## EXERCISE DESCRIPTION
Track down each line that has the word "this" and copy it.

## Data entries
* Begin *

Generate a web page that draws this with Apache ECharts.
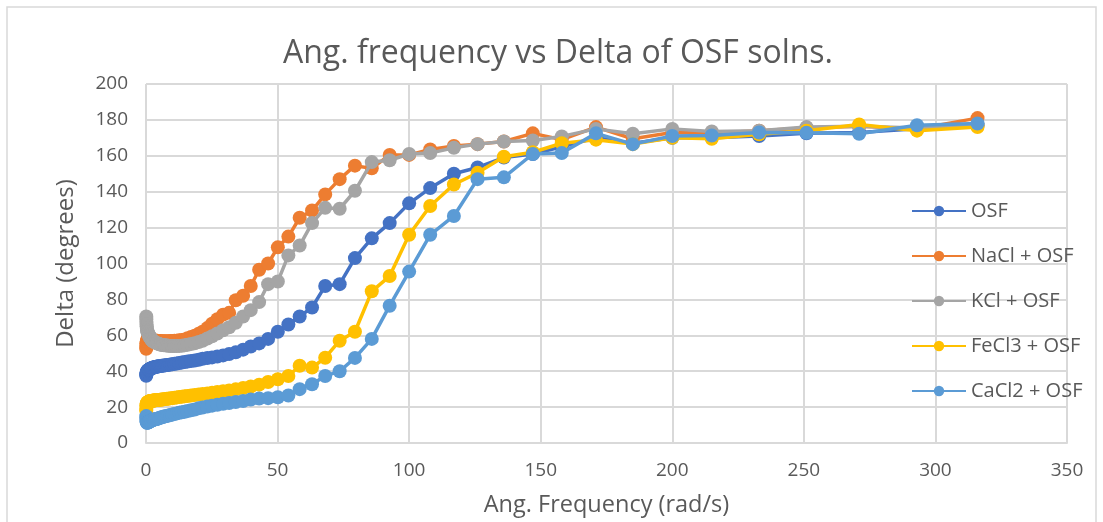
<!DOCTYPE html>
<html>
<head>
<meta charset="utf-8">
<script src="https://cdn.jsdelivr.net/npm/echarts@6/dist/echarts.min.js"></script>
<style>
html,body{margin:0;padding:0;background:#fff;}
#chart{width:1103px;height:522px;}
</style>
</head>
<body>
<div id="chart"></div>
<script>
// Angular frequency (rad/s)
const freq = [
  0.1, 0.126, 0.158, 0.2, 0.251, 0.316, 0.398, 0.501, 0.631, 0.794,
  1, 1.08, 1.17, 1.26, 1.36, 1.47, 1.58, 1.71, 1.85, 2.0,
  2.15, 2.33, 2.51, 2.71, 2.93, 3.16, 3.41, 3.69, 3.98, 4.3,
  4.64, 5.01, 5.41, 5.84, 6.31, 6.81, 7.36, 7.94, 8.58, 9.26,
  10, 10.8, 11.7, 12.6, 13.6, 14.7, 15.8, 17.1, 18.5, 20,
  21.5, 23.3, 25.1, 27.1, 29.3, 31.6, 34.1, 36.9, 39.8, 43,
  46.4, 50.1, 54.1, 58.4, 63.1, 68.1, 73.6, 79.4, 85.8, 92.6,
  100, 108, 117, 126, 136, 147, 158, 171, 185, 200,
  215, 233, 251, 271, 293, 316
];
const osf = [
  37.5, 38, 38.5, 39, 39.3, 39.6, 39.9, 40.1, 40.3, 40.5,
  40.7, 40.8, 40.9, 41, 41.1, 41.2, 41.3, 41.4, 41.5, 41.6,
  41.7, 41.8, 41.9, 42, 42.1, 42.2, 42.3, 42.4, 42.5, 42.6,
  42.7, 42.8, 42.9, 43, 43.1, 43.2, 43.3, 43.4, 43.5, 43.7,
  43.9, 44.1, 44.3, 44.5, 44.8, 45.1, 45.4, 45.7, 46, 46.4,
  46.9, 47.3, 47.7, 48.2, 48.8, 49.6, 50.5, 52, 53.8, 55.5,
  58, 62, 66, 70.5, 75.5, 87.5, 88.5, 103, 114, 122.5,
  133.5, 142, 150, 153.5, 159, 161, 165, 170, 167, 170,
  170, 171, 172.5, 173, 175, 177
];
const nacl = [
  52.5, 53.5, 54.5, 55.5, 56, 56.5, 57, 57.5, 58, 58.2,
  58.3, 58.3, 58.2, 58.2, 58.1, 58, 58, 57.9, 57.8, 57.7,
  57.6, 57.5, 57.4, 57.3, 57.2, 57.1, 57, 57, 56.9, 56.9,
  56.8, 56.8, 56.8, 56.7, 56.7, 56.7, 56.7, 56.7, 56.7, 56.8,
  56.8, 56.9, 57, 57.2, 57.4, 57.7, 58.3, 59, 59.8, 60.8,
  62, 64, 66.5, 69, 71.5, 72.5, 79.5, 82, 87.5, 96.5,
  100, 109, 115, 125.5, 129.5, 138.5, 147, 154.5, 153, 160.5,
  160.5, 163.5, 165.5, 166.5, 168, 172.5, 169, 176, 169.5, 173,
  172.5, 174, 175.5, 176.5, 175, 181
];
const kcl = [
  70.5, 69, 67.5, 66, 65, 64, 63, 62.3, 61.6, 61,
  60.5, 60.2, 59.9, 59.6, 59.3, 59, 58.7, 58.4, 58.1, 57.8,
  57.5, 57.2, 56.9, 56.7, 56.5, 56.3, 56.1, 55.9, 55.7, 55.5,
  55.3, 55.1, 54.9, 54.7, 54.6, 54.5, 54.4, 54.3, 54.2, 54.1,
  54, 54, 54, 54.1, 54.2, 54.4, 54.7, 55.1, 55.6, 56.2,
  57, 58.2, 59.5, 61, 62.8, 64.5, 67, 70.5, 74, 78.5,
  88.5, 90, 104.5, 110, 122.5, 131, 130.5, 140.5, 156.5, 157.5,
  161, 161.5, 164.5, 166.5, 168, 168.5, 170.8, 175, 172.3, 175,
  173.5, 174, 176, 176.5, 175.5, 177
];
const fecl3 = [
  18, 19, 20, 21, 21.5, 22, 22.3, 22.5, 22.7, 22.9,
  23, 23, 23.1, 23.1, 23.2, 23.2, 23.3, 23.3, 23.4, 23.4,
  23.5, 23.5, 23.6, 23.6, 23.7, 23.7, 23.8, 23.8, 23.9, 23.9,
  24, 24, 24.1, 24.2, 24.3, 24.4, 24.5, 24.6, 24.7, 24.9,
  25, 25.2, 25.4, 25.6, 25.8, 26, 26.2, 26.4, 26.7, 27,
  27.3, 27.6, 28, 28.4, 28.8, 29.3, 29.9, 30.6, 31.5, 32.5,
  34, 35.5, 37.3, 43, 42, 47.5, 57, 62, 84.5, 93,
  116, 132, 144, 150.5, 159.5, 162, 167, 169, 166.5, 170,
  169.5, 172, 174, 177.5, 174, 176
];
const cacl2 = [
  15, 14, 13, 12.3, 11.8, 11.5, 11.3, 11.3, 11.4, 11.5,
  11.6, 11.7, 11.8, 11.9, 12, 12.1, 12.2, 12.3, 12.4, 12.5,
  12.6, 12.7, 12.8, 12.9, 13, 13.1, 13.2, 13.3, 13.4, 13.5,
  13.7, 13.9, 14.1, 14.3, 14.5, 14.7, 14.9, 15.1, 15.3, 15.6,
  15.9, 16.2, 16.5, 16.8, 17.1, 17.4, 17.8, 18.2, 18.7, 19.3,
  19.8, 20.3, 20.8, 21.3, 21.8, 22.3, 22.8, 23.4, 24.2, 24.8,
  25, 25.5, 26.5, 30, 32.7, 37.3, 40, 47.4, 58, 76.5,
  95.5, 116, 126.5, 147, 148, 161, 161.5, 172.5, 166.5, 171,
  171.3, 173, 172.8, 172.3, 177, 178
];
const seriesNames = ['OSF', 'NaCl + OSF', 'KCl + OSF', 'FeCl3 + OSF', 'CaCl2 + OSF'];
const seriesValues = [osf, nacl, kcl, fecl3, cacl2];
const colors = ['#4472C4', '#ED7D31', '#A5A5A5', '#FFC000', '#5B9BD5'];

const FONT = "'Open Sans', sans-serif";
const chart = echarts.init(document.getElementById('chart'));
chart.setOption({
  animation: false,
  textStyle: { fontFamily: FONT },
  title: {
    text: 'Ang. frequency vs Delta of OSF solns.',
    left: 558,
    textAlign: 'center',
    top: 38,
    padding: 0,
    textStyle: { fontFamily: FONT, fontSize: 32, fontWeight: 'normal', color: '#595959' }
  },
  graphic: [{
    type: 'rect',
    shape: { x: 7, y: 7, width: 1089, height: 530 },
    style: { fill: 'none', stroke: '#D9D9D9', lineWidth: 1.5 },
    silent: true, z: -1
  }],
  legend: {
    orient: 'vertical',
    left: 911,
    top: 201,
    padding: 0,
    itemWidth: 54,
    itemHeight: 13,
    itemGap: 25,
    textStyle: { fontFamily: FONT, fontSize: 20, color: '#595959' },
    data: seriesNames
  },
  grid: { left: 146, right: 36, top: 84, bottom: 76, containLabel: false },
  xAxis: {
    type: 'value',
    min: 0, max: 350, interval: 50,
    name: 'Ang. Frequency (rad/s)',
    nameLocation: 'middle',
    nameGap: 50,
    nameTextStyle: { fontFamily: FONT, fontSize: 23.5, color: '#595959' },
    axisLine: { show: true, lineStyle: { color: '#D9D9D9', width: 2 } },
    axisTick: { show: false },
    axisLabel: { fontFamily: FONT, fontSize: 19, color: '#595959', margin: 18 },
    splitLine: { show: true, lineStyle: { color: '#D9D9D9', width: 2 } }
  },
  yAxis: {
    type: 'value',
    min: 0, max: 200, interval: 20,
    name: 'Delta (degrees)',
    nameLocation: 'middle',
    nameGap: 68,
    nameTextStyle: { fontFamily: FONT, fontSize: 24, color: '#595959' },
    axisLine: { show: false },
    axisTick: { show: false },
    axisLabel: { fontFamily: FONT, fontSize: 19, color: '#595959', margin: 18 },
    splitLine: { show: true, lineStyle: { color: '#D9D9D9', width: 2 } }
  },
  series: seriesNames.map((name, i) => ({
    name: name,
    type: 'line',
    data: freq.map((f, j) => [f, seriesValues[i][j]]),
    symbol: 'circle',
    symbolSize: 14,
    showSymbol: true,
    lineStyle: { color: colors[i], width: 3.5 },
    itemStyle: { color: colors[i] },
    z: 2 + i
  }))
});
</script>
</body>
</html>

* End *
* Begin *

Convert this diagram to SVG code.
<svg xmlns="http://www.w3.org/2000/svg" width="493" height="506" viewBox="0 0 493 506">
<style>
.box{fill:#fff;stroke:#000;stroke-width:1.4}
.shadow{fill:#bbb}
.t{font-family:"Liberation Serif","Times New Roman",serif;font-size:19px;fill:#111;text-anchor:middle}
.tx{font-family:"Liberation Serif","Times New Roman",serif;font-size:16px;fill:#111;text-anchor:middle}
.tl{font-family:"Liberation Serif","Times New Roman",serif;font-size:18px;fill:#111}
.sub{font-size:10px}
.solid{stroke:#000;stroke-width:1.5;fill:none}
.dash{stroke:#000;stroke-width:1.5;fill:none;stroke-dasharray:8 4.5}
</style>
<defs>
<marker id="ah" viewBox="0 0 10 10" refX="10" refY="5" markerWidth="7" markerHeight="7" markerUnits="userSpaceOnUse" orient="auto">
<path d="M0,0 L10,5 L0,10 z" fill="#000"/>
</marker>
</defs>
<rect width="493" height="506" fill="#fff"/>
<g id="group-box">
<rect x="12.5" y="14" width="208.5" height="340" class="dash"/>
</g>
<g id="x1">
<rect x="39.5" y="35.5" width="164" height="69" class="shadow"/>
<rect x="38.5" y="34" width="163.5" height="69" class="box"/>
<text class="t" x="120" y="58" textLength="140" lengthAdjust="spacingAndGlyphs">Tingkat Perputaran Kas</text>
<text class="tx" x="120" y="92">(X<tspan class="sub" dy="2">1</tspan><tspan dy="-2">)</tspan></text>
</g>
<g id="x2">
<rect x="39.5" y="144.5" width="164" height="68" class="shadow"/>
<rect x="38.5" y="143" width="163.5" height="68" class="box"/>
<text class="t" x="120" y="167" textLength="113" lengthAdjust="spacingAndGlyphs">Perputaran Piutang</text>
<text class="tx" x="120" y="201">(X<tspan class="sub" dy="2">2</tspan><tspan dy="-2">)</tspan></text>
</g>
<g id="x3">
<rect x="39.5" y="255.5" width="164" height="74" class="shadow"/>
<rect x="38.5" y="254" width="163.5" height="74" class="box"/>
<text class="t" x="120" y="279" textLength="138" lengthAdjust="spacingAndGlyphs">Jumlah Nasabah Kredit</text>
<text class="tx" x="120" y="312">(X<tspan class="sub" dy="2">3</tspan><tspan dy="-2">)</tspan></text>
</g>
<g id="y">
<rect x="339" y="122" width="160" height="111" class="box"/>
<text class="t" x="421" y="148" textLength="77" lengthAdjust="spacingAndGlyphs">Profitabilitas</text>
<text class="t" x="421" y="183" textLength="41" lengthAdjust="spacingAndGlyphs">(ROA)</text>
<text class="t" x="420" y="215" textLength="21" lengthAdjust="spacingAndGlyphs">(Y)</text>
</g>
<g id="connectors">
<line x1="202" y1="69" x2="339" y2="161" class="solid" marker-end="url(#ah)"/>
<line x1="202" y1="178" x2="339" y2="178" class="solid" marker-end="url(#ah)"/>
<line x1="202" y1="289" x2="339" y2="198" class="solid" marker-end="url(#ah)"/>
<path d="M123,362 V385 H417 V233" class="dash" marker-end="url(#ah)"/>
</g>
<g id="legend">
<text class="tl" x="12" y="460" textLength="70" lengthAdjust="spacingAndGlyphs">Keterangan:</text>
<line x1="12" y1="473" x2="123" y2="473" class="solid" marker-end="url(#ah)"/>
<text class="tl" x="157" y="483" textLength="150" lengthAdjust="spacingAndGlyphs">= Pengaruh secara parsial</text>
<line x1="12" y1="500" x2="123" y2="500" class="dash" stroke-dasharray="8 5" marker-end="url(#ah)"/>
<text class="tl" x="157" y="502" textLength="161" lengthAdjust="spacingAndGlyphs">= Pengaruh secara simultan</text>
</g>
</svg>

* End *
* Begin *

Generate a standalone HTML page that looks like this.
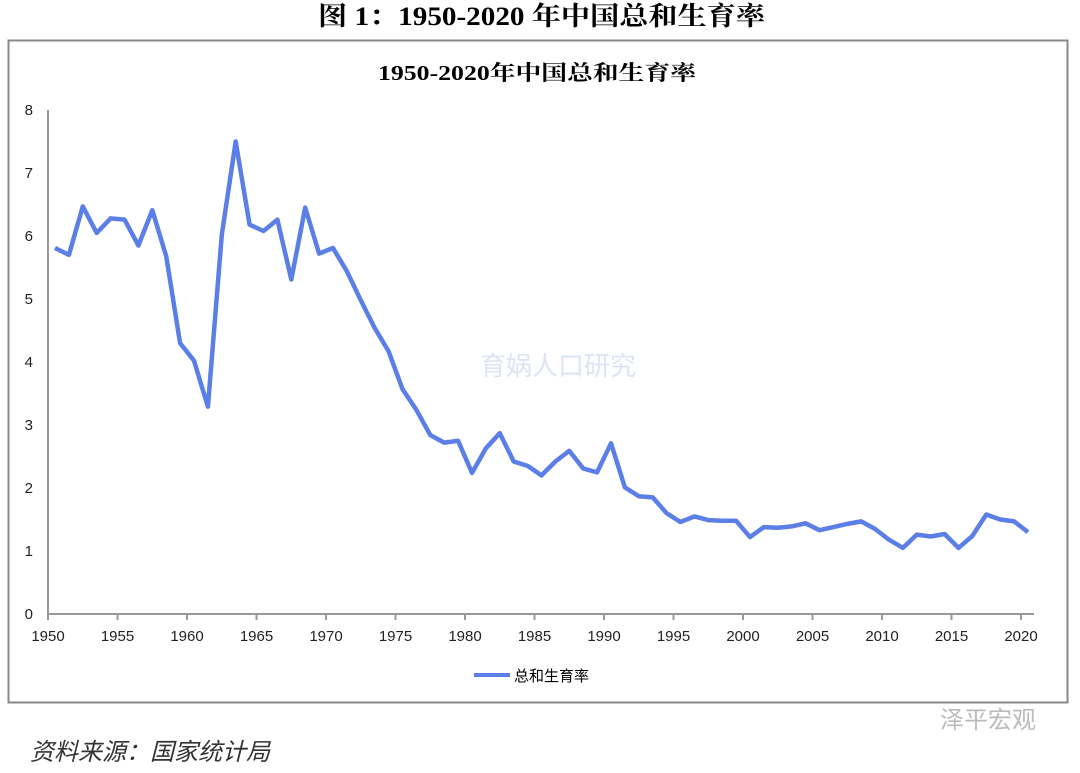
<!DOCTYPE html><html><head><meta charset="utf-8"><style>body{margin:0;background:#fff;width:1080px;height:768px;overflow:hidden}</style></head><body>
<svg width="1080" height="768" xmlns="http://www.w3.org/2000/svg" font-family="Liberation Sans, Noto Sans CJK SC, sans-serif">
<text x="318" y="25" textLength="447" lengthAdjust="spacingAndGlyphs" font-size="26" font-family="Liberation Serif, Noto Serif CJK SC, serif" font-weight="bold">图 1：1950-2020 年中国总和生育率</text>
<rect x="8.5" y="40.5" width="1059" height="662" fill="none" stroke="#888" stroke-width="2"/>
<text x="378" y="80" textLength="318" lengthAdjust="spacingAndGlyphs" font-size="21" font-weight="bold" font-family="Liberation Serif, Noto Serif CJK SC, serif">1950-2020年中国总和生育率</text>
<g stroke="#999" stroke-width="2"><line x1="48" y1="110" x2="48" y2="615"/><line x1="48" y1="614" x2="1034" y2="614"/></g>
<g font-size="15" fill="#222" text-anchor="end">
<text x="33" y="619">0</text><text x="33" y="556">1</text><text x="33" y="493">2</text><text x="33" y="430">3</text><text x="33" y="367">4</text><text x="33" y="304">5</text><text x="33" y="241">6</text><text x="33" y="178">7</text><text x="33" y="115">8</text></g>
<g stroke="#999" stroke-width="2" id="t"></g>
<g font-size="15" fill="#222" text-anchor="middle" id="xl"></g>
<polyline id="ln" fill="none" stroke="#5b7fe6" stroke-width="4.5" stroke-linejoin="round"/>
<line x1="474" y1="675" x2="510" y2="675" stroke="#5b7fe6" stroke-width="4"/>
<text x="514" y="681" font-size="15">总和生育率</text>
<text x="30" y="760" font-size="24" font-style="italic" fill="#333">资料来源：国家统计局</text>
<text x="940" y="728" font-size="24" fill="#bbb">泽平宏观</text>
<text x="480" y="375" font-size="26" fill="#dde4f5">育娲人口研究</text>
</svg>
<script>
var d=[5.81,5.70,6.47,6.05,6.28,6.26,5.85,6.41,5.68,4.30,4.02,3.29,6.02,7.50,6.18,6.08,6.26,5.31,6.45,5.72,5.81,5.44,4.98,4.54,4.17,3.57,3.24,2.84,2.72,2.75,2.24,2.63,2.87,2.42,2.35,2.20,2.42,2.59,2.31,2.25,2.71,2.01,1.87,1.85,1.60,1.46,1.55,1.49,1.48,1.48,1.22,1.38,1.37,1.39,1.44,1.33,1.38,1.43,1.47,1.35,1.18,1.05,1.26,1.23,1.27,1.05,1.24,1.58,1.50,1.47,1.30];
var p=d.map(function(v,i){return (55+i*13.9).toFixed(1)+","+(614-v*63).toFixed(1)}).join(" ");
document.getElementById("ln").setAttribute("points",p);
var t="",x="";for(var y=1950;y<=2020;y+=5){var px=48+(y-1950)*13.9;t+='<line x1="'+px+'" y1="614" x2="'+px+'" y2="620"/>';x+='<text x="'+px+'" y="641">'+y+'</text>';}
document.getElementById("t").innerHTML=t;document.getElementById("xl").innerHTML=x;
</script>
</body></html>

* End *

## IN RESPONSE
Generate a web page that draws this with Apache ECharts.
Convert this diagram to SVG code.
Generate a standalone HTML page that looks like this.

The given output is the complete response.